# Externe Festplatte wird erkannt aber nicht angezeigt.



## vidman (14. Januar 2011)

Also wie im Titel beschreiben wird meine externe 2,5" WD Festplatte nicht mehr angezeigt jedoch erkannt. Weder im Arbeitsplatz noch in der Datenträgerverwaltung . 

Ihr könnt euch denken was ich möchte ...eine Lösung. Bitte .

MfG


----------



## Vaykir (14. Januar 2011)

Also im Bios isse drin und in windows net. hab ich das richtig verstanden?


----------



## Altair7 (14. Januar 2011)

hatte ich auch bei meiner externen HDD.

es kann sein, dass win 7 ihr keinen buchstaben zugeordnet hatt.

wenn das der fall ist, musst du im Explorer einen rechtsklick auf "Computer" machen.

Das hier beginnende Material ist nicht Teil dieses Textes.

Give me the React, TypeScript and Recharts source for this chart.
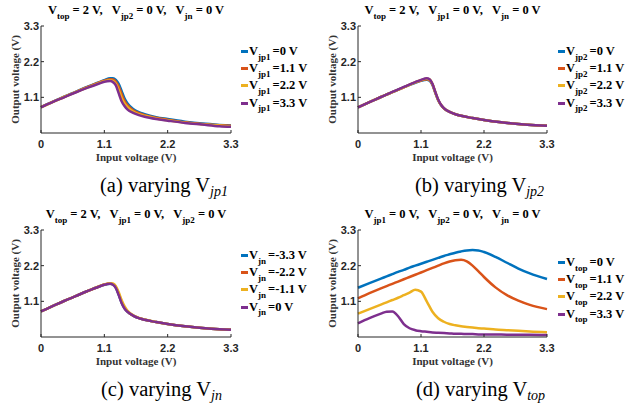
import React from "react";
import { LineChart, Line, XAxis, YAxis, Legend, Label } from "recharts";

// MATLAB default line colours
const COLORS = ["#0072BD", "#D95319", "#EDB120", "#7E2F8E"];
const AXIS = "#262626";
const SERIF = "'Liberation Serif', 'Times New Roman', serif";
const SANS = "'Liberation Sans', Arial, sans-serif";

const X_TICKS = [0, 1.1, 2.2, 3.3];
const Y_TICKS = [1.1, 2.2, 3.3];
const LEGEND_POS = ["=0 V", "=1.1 V", "=2.2 V", "=3.3 V"];
const LEGEND_JN = ["=-3.3 V", "=-2.2 V", "=-1.1 V", "=0 V"];

// input voltage samples
const VIN = [0, 0.2, 0.4, 0.6, 0.8, 1.0, 1.1, 1.2, 1.25, 1.3, 1.35, 1.4, 1.45, 1.5, 1.6, 1.7, 1.8, 2.0, 2.2, 2.5, 2.8, 3.1, 3.3];
const VIN_TOP = [0, 0.2, 0.4, 0.5, 0.6, 0.7, 0.8, 0.9, 1.0, 1.1, 1.2, 1.3, 1.4, 1.5, 1.6, 1.7, 1.8, 1.9, 2.0, 2.1, 2.2, 2.4, 2.6, 2.8, 3.0, 3.3];

// (a) varying Vjp1
const A_0 = [0.80, 0.96, 1.12, 1.27, 1.42, 1.56, 1.63, 1.69, 1.69, 1.64, 1.52, 1.30, 1.07, 0.92, 0.74, 0.64, 0.58, 0.49, 0.43, 0.35, 0.29, 0.25, 0.23];
const A_11 = [0.80, 0.96, 1.11, 1.26, 1.41, 1.55, 1.61, 1.66, 1.65, 1.58, 1.43, 1.20, 0.99, 0.86, 0.70, 0.61, 0.55, 0.47, 0.41, 0.33, 0.28, 0.24, 0.22];
const A_22 = [0.79, 0.95, 1.11, 1.26, 1.40, 1.54, 1.60, 1.63, 1.61, 1.52, 1.33, 1.09, 0.91, 0.80, 0.66, 0.58, 0.53, 0.45, 0.39, 0.32, 0.27, 0.23, 0.20];
const A_33 = [0.79, 0.95, 1.10, 1.25, 1.39, 1.52, 1.58, 1.60, 1.57, 1.47, 1.22, 0.98, 0.83, 0.73, 0.62, 0.55, 0.50, 0.43, 0.38, 0.31, 0.26, 0.21, 0.19];

// (b) varying Vjp2
const B_0 = [0.79, 0.95, 1.11, 1.26, 1.41, 1.55, 1.61, 1.64, 1.61, 1.48, 1.24, 1.01, 0.86, 0.76, 0.65, 0.58, 0.53, 0.46, 0.40, 0.33, 0.28, 0.24, 0.22];
const B_11 = [0.79, 0.95, 1.11, 1.26, 1.41, 1.56, 1.62, 1.66, 1.63, 1.50, 1.25, 1.02, 0.86, 0.76, 0.65, 0.58, 0.53, 0.46, 0.40, 0.33, 0.28, 0.24, 0.22];
const B_22 = [0.79, 0.95, 1.11, 1.26, 1.41, 1.56, 1.63, 1.67, 1.65, 1.51, 1.26, 1.02, 0.87, 0.77, 0.65, 0.58, 0.53, 0.46, 0.40, 0.33, 0.28, 0.24, 0.22];
const B_33 = [0.79, 0.95, 1.11, 1.27, 1.42, 1.57, 1.64, 1.69, 1.66, 1.52, 1.27, 1.03, 0.87, 0.77, 0.65, 0.58, 0.53, 0.46, 0.40, 0.33, 0.28, 0.24, 0.22];

// (c) varying Vjn
const C_M33 = [0.79, 0.95, 1.11, 1.26, 1.41, 1.55, 1.61, 1.64, 1.62, 1.52, 1.30, 1.06, 0.89, 0.78, 0.66, 0.58, 0.53, 0.46, 0.40, 0.33, 0.28, 0.24, 0.22];
const C_M22 = [0.79, 0.95, 1.11, 1.26, 1.41, 1.55, 1.62, 1.65, 1.63, 1.54, 1.33, 1.09, 0.91, 0.79, 0.66, 0.58, 0.53, 0.46, 0.40, 0.33, 0.28, 0.24, 0.22];
const C_M11 = [0.79, 0.95, 1.11, 1.26, 1.41, 1.56, 1.62, 1.66, 1.65, 1.57, 1.38, 1.14, 0.95, 0.82, 0.67, 0.59, 0.54, 0.46, 0.40, 0.33, 0.28, 0.24, 0.22];
const C_0 = [0.79, 0.95, 1.11, 1.26, 1.41, 1.55, 1.61, 1.64, 1.61, 1.51, 1.29, 1.05, 0.88, 0.78, 0.66, 0.58, 0.53, 0.46, 0.40, 0.33, 0.28, 0.24, 0.22];

// (d) varying Vtop
const D_0 = [1.52, 1.66, 1.80, 1.87, 1.94, 2.01, 2.07, 2.14, 2.20, 2.26, 2.32, 2.38, 2.44, 2.50, 2.55, 2.60, 2.64, 2.67, 2.68, 2.67, 2.62, 2.47, 2.29, 2.11, 1.96, 1.79];
const D_11 = [1.19, 1.35, 1.50, 1.57, 1.64, 1.71, 1.78, 1.85, 1.92, 1.99, 2.06, 2.13, 2.20, 2.27, 2.33, 2.37, 2.38, 2.33, 2.20, 2.03, 1.85, 1.53, 1.29, 1.12, 0.99, 0.86];
const D_22 = [0.72, 0.86, 1.00, 1.07, 1.14, 1.21, 1.29, 1.37, 1.46, 1.40, 1.10, 0.78, 0.58, 0.47, 0.40, 0.36, 0.33, 0.31, 0.29, 0.27, 0.26, 0.23, 0.21, 0.19, 0.17, 0.15];
const D_33 = [0.42, 0.58, 0.72, 0.78, 0.79, 0.64, 0.40, 0.27, 0.21, 0.18, 0.16, 0.14, 0.13, 0.12, 0.11, 0.10, 0.10, 0.09, 0.09, 0.08, 0.08, 0.08, 0.07, 0.07, 0.07, 0.06];

type Part = [string, string];

const PANELS = [
  {
    left: 0, top: 0, right: 79, legendTop: 43, capLeft: 100,
    vin: VIN, series: [A_0, A_11, A_22, A_33], names: LEGEND_POS, sub: "jp1",
    title: [["top", "= 2 V,"], ["jp2", "= 0 V,"], ["jn", "= 0 V"]] as Part[],
    cap: "(a)",
  },
  {
    left: 317, top: 0, right: 80, legendTop: 43, capLeft: 98,
    vin: VIN, series: [B_0, B_11, B_22, B_33], names: LEGEND_POS, sub: "jp2",
    title: [["top", "= 2 V,"], ["jp1", "= 0 V,"], ["jn", "= 0 V"]] as Part[],
    cap: "(b)",
  },
  {
    left: 0, top: 204, right: 79, legendTop: 43, capLeft: 101,
    vin: VIN, series: [C_M33, C_M22, C_M11, C_0], names: LEGEND_JN, sub: "jn",
    title: [["top", "= 2 V,"], ["jp1", "= 0 V,"], ["jp2", "= 0 V"]] as Part[],
    cap: "(c)",
  },
  {
    left: 317, top: 204, right: 80, legendTop: 50, capLeft: 99,
    vin: VIN_TOP, series: [D_0, D_11, D_22, D_33], names: LEGEND_POS, sub: "top",
    title: [["jp1", "= 0 V,"], ["jp2", "= 0 V,"], ["jn", "= 0 V"]] as Part[],
    cap: "(d)",
  },
];

const TICK = { fill: AXIS, fontSize: 11, fontWeight: "bold", fontFamily: SANS };
const AXIS_TITLE = { fontFamily: SERIF, fontWeight: "bold", fontSize: 11, fill: "#333" } as const;

const XTitle = (props: any) => {
  const vb = props.viewBox;
  return (
    <text x={vb.x + vb.width / 2} y={vb.y + 28} textAnchor="middle" style={AXIS_TITLE}>
      Input voltage (V)
    </text>
  );
};

const YTitle = (props: any) => {
  const vb = props.viewBox;
  const cx = vb.x + 19;
  const cy = vb.y + vb.height / 2;
  return (
    <text x={cx} y={cy} transform={`rotate(-90, ${cx}, ${cy})`} textAnchor="middle" style={AXIS_TITLE}>
      Output voltage (V)
    </text>
  );
};

const legendContent = (sub: string) => (props: any) => (
  <div style={{ fontFamily: SERIF, fontWeight: "bold", color: "#000" }}>
    {(props.payload || []).map((e: any) => (
      <div key={e.value} style={{ display: "flex", alignItems: "center", height: 17.2, whiteSpace: "nowrap" }}>
        <span style={{ display: "inline-block", width: 7, height: 3, background: e.color, marginRight: 1 }} />
        <span style={{ fontSize: 12.5 }}>V</span>
        <span style={{ fontSize: 9, position: "relative", top: 5 }}>{sub}</span>
        <span style={{ fontSize: 12.5, marginLeft: 2 }}>{e.value}</span>
      </div>
    ))}
  </div>
);

function Panel({ p }: { p: (typeof PANELS)[number] }) {
  const data = p.vin.map((x, i) => ({
    x,
    s0: p.series[0][i],
    s1: p.series[1][i],
    s2: p.series[2][i],
    s3: p.series[3][i],
  }));
  const plotW = 310 - 41 - p.right;
  return (
    <div style={{ position: "absolute", left: p.left, top: p.top, width: 310, height: 200 }}>
      <div
        style={{
          position: "absolute", left: 41, top: 3, width: plotW, textAlign: "center",
          fontFamily: SERIF, fontWeight: "bold", fontSize: 12.5, lineHeight: "15px", whiteSpace: "pre",
        }}
      >
        {p.title.map(([s, rest], i) => (
          <span key={i}>
            {i > 0 ? "   " : ""}V<span style={{ fontSize: 9, position: "relative", top: 5 }}>{s}</span> {rest}
          </span>
        ))}
      </div>
      <LineChart width={310} height={200} data={data} margin={{ top: 26, right: p.right, bottom: 37, left: 0 }}>
        <XAxis
          dataKey="x" type="number" domain={[0, 3.3]} ticks={X_TICKS} interval={0}
          tickSize={-3} tickMargin={10} height={30} stroke={AXIS} tick={TICK}
        >
          <Label content={XTitle} />
        </XAxis>
        <XAxis
          xAxisId="top" orientation="top" dataKey="x" type="number" domain={[0, 3.3]} ticks={X_TICKS}
          interval={0} tickSize={-3} height={0} stroke={AXIS} tick={false}
        />
        <YAxis
          type="number" domain={[0, 3.3]} ticks={Y_TICKS} interval={0}
          tickSize={-3} tickMargin={5} width={41} stroke={AXIS} tick={TICK}
        >
          <Label content={YTitle} />
        </YAxis>
        <YAxis
          yAxisId="right" orientation="right" type="number" domain={[0, 3.3]} ticks={Y_TICKS}
          interval={0} tickSize={-3} width={0} stroke={AXIS} tick={false}
        />
        <Legend
          content={legendContent(p.sub)} layout="vertical" align="center" verticalAlign="middle"
          itemSorter={(item: any) => String(item.dataKey)}
          wrapperStyle={{ left: 241, top: p.legendTop, width: 68 }}
        />
        {[0, 1, 2, 3].map((k) => (
          <Line
            key={k} dataKey={`s${k}`} name={p.names[k]} type="monotone" stroke={COLORS[k]}
            strokeWidth={2.5} dot={false} isAnimationActive={false}
          />
        ))}
      </LineChart>
      <div
        style={{
          position: "absolute", left: p.capLeft, top: 174, fontFamily: SERIF, fontSize: 20.5,
          lineHeight: "22px", whiteSpace: "nowrap", color: "#000",
        }}
      >
        {p.cap} varying V
        <span style={{ fontSize: 14, fontStyle: "italic", position: "relative", top: 4 }}>{p.sub}</span>
      </div>
    </div>
  );
}

export default function App() {
  return (
    <div style={{ position: "absolute", left: 0, top: 0, width: 631, height: 406, background: "#fff" }}>
      {PANELS.map((p, i) => (
        <Panel key={i} p={p} />
      ))}
    </div>
  );
}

-Verwalten anklicken (mit rechts) (braucht man admin rechte)

-mittlere Spalte "Datenspeicher" anklicken

-mittlere Spalte "Datenverwaltung" anklicken

-Dann den blauen Streifen deiner Externen anklicken (mit rechter Maustaste) (wenn sie schwarz ist, musst du sie erst noch defragmentieren)

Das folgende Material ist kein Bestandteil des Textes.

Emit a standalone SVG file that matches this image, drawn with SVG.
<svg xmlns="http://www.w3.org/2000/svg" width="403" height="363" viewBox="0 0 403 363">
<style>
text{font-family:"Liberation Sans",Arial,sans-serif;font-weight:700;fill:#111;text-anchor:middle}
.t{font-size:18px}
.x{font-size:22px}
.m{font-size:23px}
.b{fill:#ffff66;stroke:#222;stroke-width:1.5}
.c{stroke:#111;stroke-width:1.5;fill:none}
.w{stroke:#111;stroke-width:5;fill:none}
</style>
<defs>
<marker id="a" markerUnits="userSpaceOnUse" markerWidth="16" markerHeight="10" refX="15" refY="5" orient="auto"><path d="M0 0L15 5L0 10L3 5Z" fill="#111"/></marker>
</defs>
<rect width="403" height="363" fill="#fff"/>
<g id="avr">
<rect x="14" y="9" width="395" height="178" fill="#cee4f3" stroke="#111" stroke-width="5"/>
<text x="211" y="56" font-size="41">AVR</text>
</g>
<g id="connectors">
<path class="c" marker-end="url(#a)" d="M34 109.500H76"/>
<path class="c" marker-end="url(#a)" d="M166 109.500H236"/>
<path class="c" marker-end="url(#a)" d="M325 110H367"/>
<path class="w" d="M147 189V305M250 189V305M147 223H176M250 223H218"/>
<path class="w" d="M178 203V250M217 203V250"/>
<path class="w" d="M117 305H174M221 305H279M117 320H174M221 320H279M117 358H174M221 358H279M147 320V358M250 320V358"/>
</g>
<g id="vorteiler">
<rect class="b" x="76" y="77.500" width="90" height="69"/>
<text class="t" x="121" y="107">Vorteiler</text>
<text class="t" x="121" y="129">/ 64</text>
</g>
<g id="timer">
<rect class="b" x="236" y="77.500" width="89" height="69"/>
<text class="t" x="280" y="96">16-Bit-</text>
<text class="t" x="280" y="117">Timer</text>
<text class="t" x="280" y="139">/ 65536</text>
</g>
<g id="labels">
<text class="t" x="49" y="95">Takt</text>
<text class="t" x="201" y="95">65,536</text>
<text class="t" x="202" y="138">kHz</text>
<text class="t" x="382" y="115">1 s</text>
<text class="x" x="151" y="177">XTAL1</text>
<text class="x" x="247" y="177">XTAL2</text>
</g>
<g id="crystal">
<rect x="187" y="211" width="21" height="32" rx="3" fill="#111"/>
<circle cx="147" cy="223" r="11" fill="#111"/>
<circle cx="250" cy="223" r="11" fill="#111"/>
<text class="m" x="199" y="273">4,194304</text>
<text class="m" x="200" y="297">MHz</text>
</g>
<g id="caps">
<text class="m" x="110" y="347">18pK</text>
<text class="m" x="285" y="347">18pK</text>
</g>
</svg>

-dann Laufwerkbuchstaben ändern anklicken und einen Buchstaben auswählen.

mfg

Altair7


----------



## vidman (14. Januar 2011)

@ Altair7 hab deswegen ja geschreiben sie ist in der Datenträgerverwaltung nicht drinne

@ Vaykir im Bios hab ich noch garnicht geschaut ist grade auch schlecht aber sie wird halt von Windows 7 erkannt (Sound) und sie ist auch unter "Hardware sicher entfernen". Aber nicht im Arbeitsplatz oder der Datenträgerverwaltung.


----------



## lord-elveon (14. Januar 2011)

versteh ich das richtig sie wird als soundgerät erkannt? dann müsstest du in die geräteverwaltung gehen, das "soundgerät" auswählen und den richtigen treiber installieren (oder einfach den treiber deinstallieren, rein-raus und dann müsste der richtige automatisch installiert werden).

mfg lord-elveon


----------



## vidman (14. Januar 2011)

omg NEIN  es kommt halt der sound von windows das ich ein gerät einstecke (ding ding).


----------



## lord-elveon (14. Januar 2011)

aso XDDDDD
naja ich hatte mal was in die richtung, deswegen hab ich das nicht ausgeschlossen 

es kann sein dass an dem usb-controller kein platz mehr für ne hdd ist, versuch mal auf der anderen seite vom pc (damit du sicher bist dass es jetzt ein anderer controller ist).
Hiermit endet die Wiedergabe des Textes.